In the case of Latino voters, many who watch voter turnout and mobilization closely are concerned that the growing electorate from 2008 could deflate significantly in 2010. Clarissa Martinez de Castro of the National Council of La Raza observed:
The millions of Latinos who voted for the first time in 2008, and those who went through the arduous citizenship process to get that privilege, need to see that participating in the democratic process means something. Many had the expectation that their vote would help speed up the day when we got serious immigration reform enacted and now their patience is wearing thin. We must not lose momentum or let the Latino community’s unprecedented civic engagement wither.
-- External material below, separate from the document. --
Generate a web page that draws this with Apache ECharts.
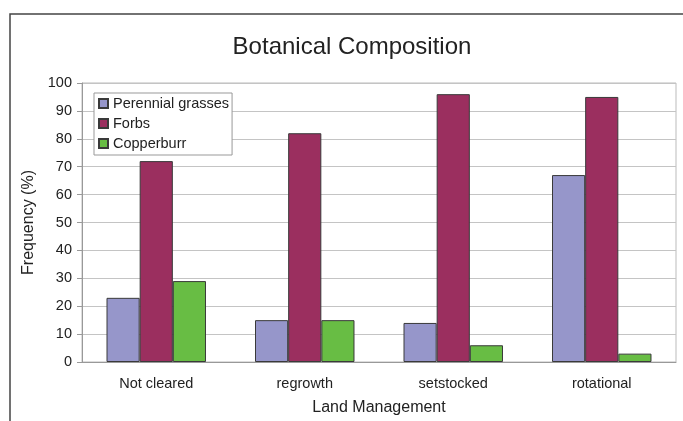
<!DOCTYPE html>
<html><head><meta charset="utf-8">
<script src="https://cdn.jsdelivr.net/npm/echarts@6/dist/echarts.min.js"></script>
<style>html,body{margin:0;padding:0;background:#fff}#c{width:683px;height:421px}</style>
</head><body><div id="c"></div>
<script>
const categories = ['Not cleared', 'regrowth', 'setstocked', 'rotational'];
const perennialGrasses = [23, 15, 14, 67];
const forbs = [72, 82, 96, 95];
const copperburr = [29, 15, 6, 3];
const yTicks = [0, 10, 20, 30, 40, 50, 60, 70, 80, 90, 100];

const font = '"Liberation Sans", Arial, sans-serif';
const chart = echarts.init(document.getElementById('c'));
const barStyle = c => ({ color: c, borderColor: '#3a3a3a', borderWidth: 1 });
chart.setOption({
  animation: false,
  graphic: [{ type: 'rect', shape: { x: 10, y: 14, width: 700, height: 430 }, style: { fill: 'none', stroke: '#444', lineWidth: 1.5 }, z: -1 }],
  title: { text: 'Botanical Composition', left: 347, top: 30, textAlign: 'center',
    textStyle: { fontFamily: font, fontSize: 24, fontWeight: 'normal', color: '#222' } },
  legend: { orient: 'vertical', left: 94, top: 93, padding: [3, 3, 4, 4], itemGap: 5,
    itemWidth: 9, itemHeight: 9, borderColor: '#999', borderWidth: 1, backgroundColor: '#fff',
    textStyle: { fontFamily: font, fontSize: 14.5, color: '#222', lineHeight: 15 }, icon: 'rect', z: 10 },
  grid: { left: 82, right: 7, top: 83, bottom: 59, show: true, borderColor: '#bbb', borderWidth: 1,
    containLabel: false, outerBoundsMode: 'none' },
  xAxis: { type: 'category', data: categories, name: 'Land Management', nameLocation: 'middle', nameGap: 38,
    nameTextStyle: { fontFamily: font, fontSize: 16, color: '#222' },
    axisLine: { lineStyle: { color: '#999' } }, axisTick: { lineStyle: { color: '#999' }, length: 4 },
    axisLabel: { fontFamily: font, fontSize: 14.5, color: '#222', margin: 14 } },
  yAxis: { type: 'value', min: 0, max: 100, interval: 10, name: 'Frequency (%)', nameLocation: 'middle', nameGap: 42,
    nameTextStyle: { fontFamily: font, fontSize: 16, color: '#222' },
    axisLine: { show: true, lineStyle: { color: '#999' } }, axisTick: { show: true, length: 5, lineStyle: { color: '#999' } },
    splitLine: { lineStyle: { color: '#c4c4c4' } },
    axisLabel: { fontFamily: font, fontSize: 14.5, color: '#222', margin: 10,
      formatter: v => yTicks.includes(v) ? String(v) : '' } },
  series: [
    { name: 'Perennial grasses', type: 'bar', data: perennialGrasses, itemStyle: barStyle('#9696ca'), barGap: '0%', barCategoryGap: '33%' },
    { name: 'Forbs', type: 'bar', data: forbs, itemStyle: barStyle('#9b2f5f') },
    { name: 'Copperburr', type: 'bar', data: copperburr, itemStyle: barStyle('#68bd44') }
  ]
});
</script></body></html>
As we look toward November, we don’t care what party people vote for, but we do care that people vote and see that their vote has meaning and leads to action.
Both parties have an interest in engaging the electorate in the democratic process and both parties could make a play for the Latino vote or parts of the Latino vote (though the Republicans have a lot of damage to undo). In the short-run, this President stands to gain a great deal from energizing the Latino electorate by working with Congress to move immigration reform legislation and get a bill introduced, debated, and hopefully passed by the time voters go to the polls. It is only out of reach if the GOP flatly refuses to work on a bipartisan basis on any legislation, because there are Republican Senators and Representatives who would support reform. One more thing would keep it out of reach: if the President and his fellow Democrats don’t choose to push for it.